Antes mesmo da prova decisiva do palco, já se movimentam seus apologistas e
detratores. Entre os primeiros, estão algumas de nossas maiores figuras
literárias, como Gilberto Freyre, Manuel Bandeira, Prudente de Morais Neto,
Raquel de Queiroz, Otávio de Faria, José Lins do Rego, Joaquim Cardoso, José
Geraldo Vieira. Estes já a conhecem de leitura, e proclamam o alto nível
literário e dramático da peça, e as sugestões plásticas inesquecíveis que
povoam o texto. Há, ainda, o referido testemunho de Barrault. Sagaz e
experiente, ele foi sensível às qualidades raras e específicas de "Senhora
dos Afogados". Segundo Barrault, a obra de Nelson Rodrigues é uma
teatralidade profunda e irresistível. Quanto aos que negam a tragédia, são
muitos, também. Alguns nem leram a peça, mas antecipam, assim mesmo, o
julgamento. Outros são alérgicos a Nelson Rodrigues, e refutam os valores
tradicionais de sue teatro. Mas este clima polêmico é vital para o autor de
"Vestido de Noiva", e sua obra perturbadora e apaixonante.

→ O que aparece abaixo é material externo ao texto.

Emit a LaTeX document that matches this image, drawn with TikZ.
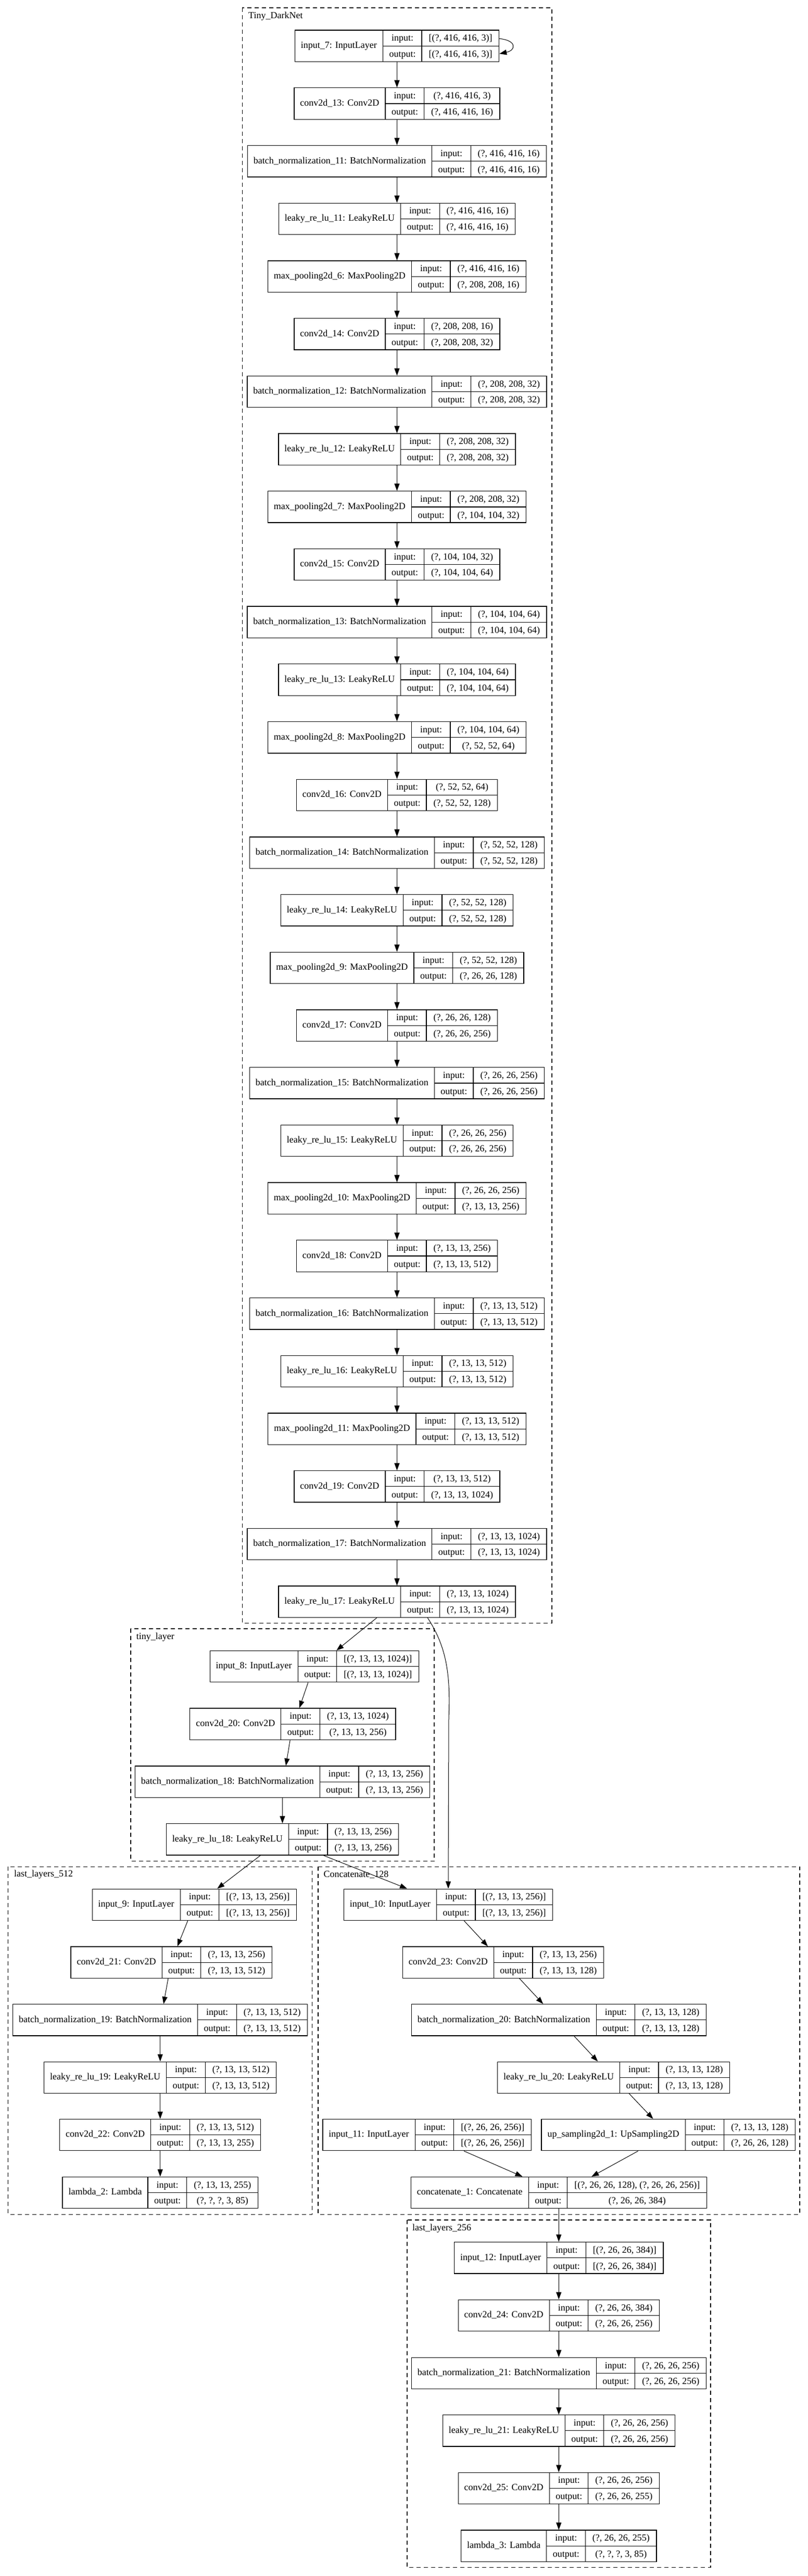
\documentclass[tikz,border=0pt]{standalone}
\usepackage{fontspec}
\setmainfont{Liberation Serif}
\usetikzlibrary{arrows.meta}
\setlength{\arrayrulewidth}{1.2pt}
\renewcommand{\arraystretch}{1.37}
\newcommand{\layer}[3]{%
\begin{tabular}{@{\hspace{11.5pt}}c@{\hspace{11.5pt}}|@{}c@{}}
#1 &
\begin{tabular}{@{\hspace{11.5pt}}c@{\hspace{11.5pt}}|@{\hspace{13pt}}c@{\hspace{13pt}}}
input: & #2 \\ \hline
output: & #3
\end{tabular}
\end{tabular}}

\begin{document}
\begin{tikzpicture} [x = 1pt, y = -1pt,
every node/.style = {font = \fontsize{18}{21.6}\selectfont},
layer/.style = {draw, line width = 1.3pt, inner sep = 0pt, fill = white},
edge/.style = {line width = 1pt, -{Triangle[length = 14pt, width = 10pt]}},
cluster/.style = {line width = 1.2pt, dash pattern = on 8pt off 6pt},
clusterlabel/.style = {anchor = west, inner sep = 0pt}]
\useasboundingbox (0.0, 0.0) rectangle (1552.0, 4949.0);
\draw[cluster] (465.3, 15.0) rectangle (1060.0, 3118.3);
\draw[cluster] (251.0, 3129.0) rectangle (834.0, 3575.4);
\draw[cluster] (15.8, 3586.2) rectangle (599.8, 4254.3);
\draw[cluster] (611.0, 3586.2) rectangle (1536.0, 4254.3);
\draw[cluster] (782.0, 4265.0) rectangle (1365.0, 4932.7);
\node[clusterlabel] (tdn) at (477.0, 31.0){Tiny\_DarkNet};
\node[clusterlabel] (tl) at (261.6, 3145.0){tiny\_layer};
\node[clusterlabel] (ll512) at (26.9, 3601.4){last\_layers\_512};
\node[clusterlabel] (cc128) at (621.3, 3601.4){Concatenate\_128};
\node[clusterlabel] (ll256) at (792.0, 4281.0){last\_layers\_256};
\node[layer] (in7) at (762.5, 88.3){\layer{input\_7: InputLayer}{[(?, 416, 416, 3)]}{[(?, 416, 416, 3)]}};
\node[layer] (c13) at (762.5, 199.0){\layer{conv2d\_13: Conv2D}{(?, 416, 416, 3)}{(?, 416, 416, 16)}};
\node[layer] (bn11) at (762.5, 309.7){\layer{batch\_normalization\_11: BatchNormalization}{(?, 416, 416, 16)}{(?, 416, 416, 16)}};
\node[layer] (lr11) at (762.5, 420.4){\layer{leaky\_re\_lu\_11: LeakyReLU}{(?, 416, 416, 16)}{(?, 416, 416, 16)}};
\node[layer] (mp6) at (762.5, 531.1){\layer{max\_pooling2d\_6: MaxPooling2D}{(?, 416, 416, 16)}{(?, 208, 208, 16)}};
\node[layer] (c14) at (762.5, 641.8){\layer{conv2d\_14: Conv2D}{(?, 208, 208, 16)}{(?, 208, 208, 32)}};
\node[layer] (bn12) at (762.5, 752.5){\layer{batch\_normalization\_12: BatchNormalization}{(?, 208, 208, 32)}{(?, 208, 208, 32)}};
\node[layer] (lr12) at (762.5, 863.2){\layer{leaky\_re\_lu\_12: LeakyReLU}{(?, 208, 208, 32)}{(?, 208, 208, 32)}};
\node[layer] (mp7) at (762.5, 973.9){\layer{max\_pooling2d\_7: MaxPooling2D}{(?, 208, 208, 32)}{(?, 104, 104, 32)}};
\node[layer] (c15) at (762.5, 1084.6){\layer{conv2d\_15: Conv2D}{(?, 104, 104, 32)}{(?, 104, 104, 64)}};
\node[layer] (bn13) at (762.5, 1195.3){\layer{batch\_normalization\_13: BatchNormalization}{(?, 104, 104, 64)}{(?, 104, 104, 64)}};
\node[layer] (lr13) at (762.5, 1306.0){\layer{leaky\_re\_lu\_13: LeakyReLU}{(?, 104, 104, 64)}{(?, 104, 104, 64)}};
\node[layer] (mp8) at (762.5, 1416.7){\layer{max\_pooling2d\_8: MaxPooling2D}{(?, 104, 104, 64)}{(?, 52, 52, 64)}};
\node[layer] (c16) at (762.5, 1527.4){\layer{conv2d\_16: Conv2D}{(?, 52, 52, 64)}{(?, 52, 52, 128)}};
\node[layer] (bn14) at (762.5, 1638.1){\layer{batch\_normalization\_14: BatchNormalization}{(?, 52, 52, 128)}{(?, 52, 52, 128)}};
\node[layer] (lr14) at (762.5, 1748.8){\layer{leaky\_re\_lu\_14: LeakyReLU}{(?, 52, 52, 128)}{(?, 52, 52, 128)}};
\node[layer] (mp9) at (762.5, 1859.5){\layer{max\_pooling2d\_9: MaxPooling2D}{(?, 52, 52, 128)}{(?, 26, 26, 128)}};
\node[layer] (c17) at (762.5, 1970.2){\layer{conv2d\_17: Conv2D}{(?, 26, 26, 128)}{(?, 26, 26, 256)}};
\node[layer] (bn15) at (762.5, 2080.9){\layer{batch\_normalization\_15: BatchNormalization}{(?, 26, 26, 256)}{(?, 26, 26, 256)}};
\node[layer] (lr15) at (762.5, 2191.6){\layer{leaky\_re\_lu\_15: LeakyReLU}{(?, 26, 26, 256)}{(?, 26, 26, 256)}};
\node[layer] (mp10) at (762.5, 2302.3){\layer{max\_pooling2d\_10: MaxPooling2D}{(?, 26, 26, 256)}{(?, 13, 13, 256)}};
\node[layer] (c18) at (762.5, 2413.0){\layer{conv2d\_18: Conv2D}{(?, 13, 13, 256)}{(?, 13, 13, 512)}};
\node[layer] (bn16) at (762.5, 2523.7){\layer{batch\_normalization\_16: BatchNormalization}{(?, 13, 13, 512)}{(?, 13, 13, 512)}};
\node[layer] (lr16) at (762.5, 2634.4){\layer{leaky\_re\_lu\_16: LeakyReLU}{(?, 13, 13, 512)}{(?, 13, 13, 512)}};
\node[layer] (mp11) at (762.5, 2745.1){\layer{max\_pooling2d\_11: MaxPooling2D}{(?, 13, 13, 512)}{(?, 13, 13, 512)}};
\node[layer] (c19) at (762.5, 2855.8){\layer{conv2d\_19: Conv2D}{(?, 13, 13, 512)}{(?, 13, 13, 1024)}};
\node[layer] (bn17) at (762.5, 2966.5){\layer{batch\_normalization\_17: BatchNormalization}{(?, 13, 13, 1024)}{(?, 13, 13, 1024)}};
\node[layer] (lr17) at (762.5, 3077.2){\layer{leaky\_re\_lu\_17: LeakyReLU}{(?, 13, 13, 1024)}{(?, 13, 13, 1024)}};
\node[layer] (in8) at (603.8, 3201.6){\layer{input\_8: InputLayer}{[(?, 13, 13, 1024)]}{[(?, 13, 13, 1024)]}};
\node[layer] (c20) at (562.4, 3312.2){\layer{conv2d\_20: Conv2D}{(?, 13, 13, 1024)}{(?, 13, 13, 256)}};
\node[layer] (bn18) at (542.5, 3423.1){\layer{batch\_normalization\_18: BatchNormalization}{(?, 13, 13, 256)}{(?, 13, 13, 256)}};
\node[layer] (lr18) at (542.5, 3533.8){\layer{leaky\_re\_lu\_18: LeakyReLU}{(?, 13, 13, 256)}{(?, 13, 13, 256)}};
\node[layer] (in9) at (373.3, 3659.3){\layer{input\_9: InputLayer}{[(?, 13, 13, 256)]}{[(?, 13, 13, 256)]}};
\node[layer] (c21) at (329.2, 3770.1){\layer{conv2d\_21: Conv2D}{(?, 13, 13, 256)}{(?, 13, 13, 512)}};
\node[layer] (bn19) at (307.7, 3880.8){\layer{batch\_normalization\_19: BatchNormalization}{(?, 13, 13, 512)}{(?, 13, 13, 512)}};
\node[layer] (lr19) at (307.7, 3991.3){\layer{leaky\_re\_lu\_19: LeakyReLU}{(?, 13, 13, 512)}{(?, 13, 13, 512)}};
\node[layer] (c22) at (307.7, 4101.6){\layer{conv2d\_22: Conv2D}{(?, 13, 13, 512)}{(?, 13, 13, 255)}};
\node[layer] (lam2) at (307.7, 4212.5){\layer{lambda\_2: Lambda}{(?, 13, 13, 255)}{(?, ?, ?, 3, 85)}};
\node[layer] (in10) at (861.0, 3659.3){\layer{input\_10: InputLayer}{[(?, 13, 13, 256)]}{[(?, 13, 13, 256)]}};
\node[layer] (c23) at (966.4, 3770.1){\layer{conv2d\_23: Conv2D}{(?, 13, 13, 256)}{(?, 13, 13, 128)}};
\node[layer] (bn20) at (1073.3, 3880.8){\layer{batch\_normalization\_20: BatchNormalization}{(?, 13, 13, 128)}{(?, 13, 13, 128)}};
\node[layer] (lr20) at (1178.6, 3991.3){\layer{leaky\_re\_lu\_20: LeakyReLU}{(?, 13, 13, 128)}{(?, 13, 13, 128)}};
\node[layer] (in11) at (820.1, 4101.6){\layer{input\_11: InputLayer}{[(?, 26, 26, 256)]}{[(?, 26, 26, 256)]}};
\node[layer] (up1) at (1283.7, 4101.6){\layer{up\_sampling2d\_1: UpSampling2D}{(?, 13, 13, 128)}{(?, 26, 26, 128)}};
\node[layer] (cat1) at (1073.3, 4212.5){\layer{concatenate\_1: Concatenate}{[(?, 26, 26, 128), (?, 26, 26, 256)]}{(?, 26, 26, 384)}};
\node[layer] (in12) at (1073.3, 4337.7){\layer{input\_12: InputLayer}{[(?, 26, 26, 384)]}{[(?, 26, 26, 384)]}};
\node[layer] (c24) at (1073.3, 4448.5){\layer{conv2d\_24: Conv2D}{(?, 26, 26, 384)}{(?, 26, 26, 256)}};
\node[layer] (bn21) at (1073.3, 4559.5){\layer{batch\_normalization\_21: BatchNormalization}{(?, 26, 26, 256)}{(?, 26, 26, 256)}};
\node[layer] (lr21) at (1073.3, 4669.8){\layer{leaky\_re\_lu\_21: LeakyReLU}{(?, 26, 26, 256)}{(?, 26, 26, 256)}};
\node[layer] (c25) at (1073.3, 4780.4){\layer{conv2d\_25: Conv2D}{(?, 26, 26, 256)}{(?, 26, 26, 255)}};
\node[layer] (lam3) at (1073.3, 4891.2){\layer{lambda\_3: Lambda}{(?, 26, 26, 255)}{(?, ?, ?, 3, 85)}};
\draw[edge] ([yshift = 14pt]in7.east) .. controls +(33, 3) and +(33, -7) .. ([yshift = -15pt]in7.east);
\draw[edge] (in7) -- (c13);
\draw[edge] (c13) -- (bn11);
\draw[edge] (bn11) -- (lr11);
\draw[edge] (lr11) -- (mp6);
\draw[edge] (mp6) -- (c14);
\draw[edge] (c14) -- (bn12);
\draw[edge] (bn12) -- (lr12);
\draw[edge] (lr12) -- (mp7);
\draw[edge] (mp7) -- (c15);
\draw[edge] (c15) -- (bn13);
\draw[edge] (bn13) -- (lr13);
\draw[edge] (lr13) -- (mp8);
\draw[edge] (mp8) -- (c16);
\draw[edge] (c16) -- (bn14);
\draw[edge] (bn14) -- (lr14);
\draw[edge] (lr14) -- (mp9);
\draw[edge] (mp9) -- (c17);
\draw[edge] (c17) -- (bn15);
\draw[edge] (bn15) -- (lr15);
\draw[edge] (lr15) -- (mp10);
\draw[edge] (mp10) -- (c18);
\draw[edge] (c18) -- (bn16);
\draw[edge] (bn16) -- (lr16);
\draw[edge] (lr16) -- (mp11);
\draw[edge] (mp11) -- (c19);
\draw[edge] (c19) -- (bn17);
\draw[edge] (bn17) -- (lr17);
\draw[edge] ([xshift = -38.8pt]lr17.south) -- ([xshift = 42.5pt]in8.north);
\draw[edge] ([xshift = 58.8pt]lr17.south) .. controls (855.0, 3160.0) and (866.0, 3210.0) .. (862.0, 3300.0) -- (in10.north);
\draw[edge] ([xshift = -12.0pt]in8.south) -- ([xshift = 12.6pt]c20.north);
\draw[edge] ([xshift = -5.2pt]c20.south) -- ([xshift = 6.6pt]bn18.north);
\draw[edge] (bn18) -- (lr18);
\draw[edge] ([xshift = -42.3pt]lr18.south) -- ([xshift = 43.9pt]in9.north);
\draw[edge] ([xshift = 78.8pt]lr18.south) -- ([xshift = -78.9pt]in10.north);
\draw[edge] ([xshift = -12.7pt]in9.south) -- ([xshift = 11.6pt]c21.north);
\draw[edge] ([xshift = -6.2pt]c21.south) -- ([xshift = 6.5pt]bn19.north);
\draw[edge] (bn19) -- (lr19);
\draw[edge] (lr19) -- (c22);
\draw[edge] (c22) -- (lam2);
\draw[edge] ([xshift = 30.4pt]in10.south) -- ([xshift = -29.4pt]c23.north);
\draw[edge] ([xshift = 31.3pt]c23.south) -- ([xshift = -30.1pt]bn20.north);
\draw[edge] ([xshift = 29.4pt]bn20.south) -- ([xshift = -30.3pt]lr20.north);
\draw[edge] ([xshift = 29.8pt]lr20.south) -- ([xshift = -29.2pt]up1.north);
\draw[edge] ([xshift = 70.9pt]in11.south) -- ([xshift = -69.7pt]cat1.north);
\draw[edge] ([xshift = -58.0pt]up1.south) -- ([xshift = 62.9pt]cat1.north);
\draw[edge] (cat1) -- (in12);
\draw[edge] (in12) -- (c24);
\draw[edge] (c24) -- (bn21);
\draw[edge] (bn21) -- (lr21);
\draw[edge] (lr21) -- (c25);
\draw[edge] (c25) -- (lam3);
\end{tikzpicture}
\end{document}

Alguns leitores solicitam um resumo de
nossas idéias sobre "Senhora dos Afogados". É o que tentaremos fazer.
"Senhora dos Afogados" representa, como diz Ziembinski, a obra
suprema de Nelson Rodrigues. Sua estrutura poderosa, o rigor de sua frase, sua
autenticidade dramática -, exprimem uma maturidade, uma plenitude, um metier
realmente impressionantes. Pode-se objetar que se ressente de uma tristeza,
densa, obstinada e vital. Mas vamos e venhamos: - não seria cabível uma
tragédia desopilante. Por outro lado, parece-nos falso exigir que o teatro seja
estimulante como um biotônico qualquer. O desespero de "Senhora dos
Afogados" não constitui nem um defeito nem uma qualidade, mas uma
característica irredutível. O que se deve notar, no caso, são os termos cênicos
e dramáticos, dentro dos quais o autor construiu sua obra. O grande teatro é
aquele que parece mais que uma simples imitação da vida. Dir-se-ia a própria
vida, a vida mesma, múltipla, selvagem, crespa e fatal. Diante de "Senhora
dos Afogados" talvez se produza na platéia a seguinte impressão: - de que
seus personagens "vivem" realmente, ao passo que nós, apenas
"imitamos" a vida. Certas obras significam mais do que simples
experiências estéticas. Elas se incorporam de maneira tão definitiva, que se
transformam em lastro vital, para cada um de nós. É o caso, a nosso ver, de
"Senhora dos Afogados".
Depois do recuo do T.B.C., que não teve
coragem de montá-la, a Dramática Nacional assume uma responsabilidade bem grave
na encenação da tragédia. O texto tem, em si, todos os elementos para um
espetáculo estupendo. Falta apenas realizá-lo com sensibilidade, imaginação e
inteligência. Para dirigir "Senhora dos Afogados", foi convidada Bibi
Ferreira. Com sua juventude, ela poderia ficar temerosa da imensa complexidade
da montagem. Mas, não. Os problemas técnicos e artísticos, longe de a assustar,
importaram num altíssimo estilo. Bibi lançou-se ao trabalho e está vivendo em
função de "Senhora dos Afogados". O cenógrafo, já escolhido, é Santa
Rosa. Em permanente contato com Bibi, ele procura e vai encontrando as soluções
cênicas mais exatas.
Os principais papéis estão assim
distribuídos: - Moema (Sônia Oiticica); D. Eduarda (Natália Timberg); Misael,
(Fregolente); Noivo, (Narto Lanza); Paulo, (Carlos Melo); Vendedor de Pentes,
(Magalhães Graça); Sabiá, (Ferreira Maia); Avó, (Wanda Marquetti).
"Senhora dos Afogados" será a
quarta peça da temporada, devendo estrear, como já dissemos, em fins de maio.